Não precisava, Elisa, não precisava.
É,
ando com saudades de minha amiga, de sua alegria, seu impressionante bom-humor.
Pego na estante um de seus livros, ao acaso: “O Semelhante”, de 1996. E me
surpreendo com a enigmática dedicatória (não me lembrava mais): “Ronaldo, meu
amor de carnavais árduos, belos e de jardins de rimas boas. Quero as
amendoeiras, quero tomar sopa no Nogueira. Quero o verso eterno nosso. Beijos,
Elisa”. O “Nogueira” era nosso bar, é certo: “a salvação da madrugada”, ali na
Viveiros de Castro, nas proximidades da famigerada Prado Júnior, no Baixo Copa.

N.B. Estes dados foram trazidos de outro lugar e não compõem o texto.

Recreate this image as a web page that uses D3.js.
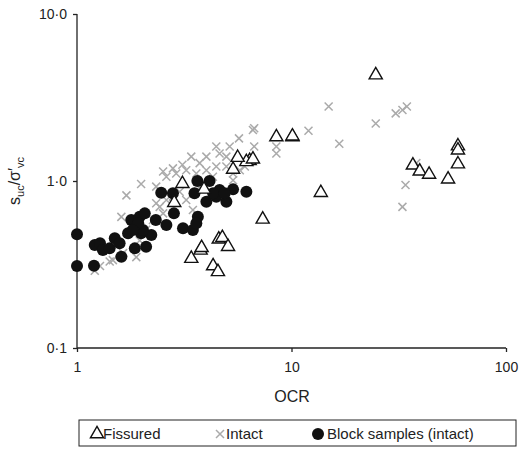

Mas, o meu amor de carnavais árduos, belos? As amendoeiras? Talvez apenas rimas
boas com o velho Nogueira, quem sabe?
Quem
sabe, sabe, é verdade. Conhece bem, como é gostoso gostar de alguém. Ai,
morena, deixa eu gostar de você – já dizia a velha marchinha carnavalesca. Mas
fica para sempre a pergunta e sua controversa resposta que nunca houve: “Então,
Ronaldo, e a Elisa – comeu?”. Como? – perguntaria, meio que respondendo, meu
grande e querido poeta Jorge de Lima, naqueles versos eternos de “Invenção de
Orfeu”: “comeu, comeste, como”. Como, Elisa? Como.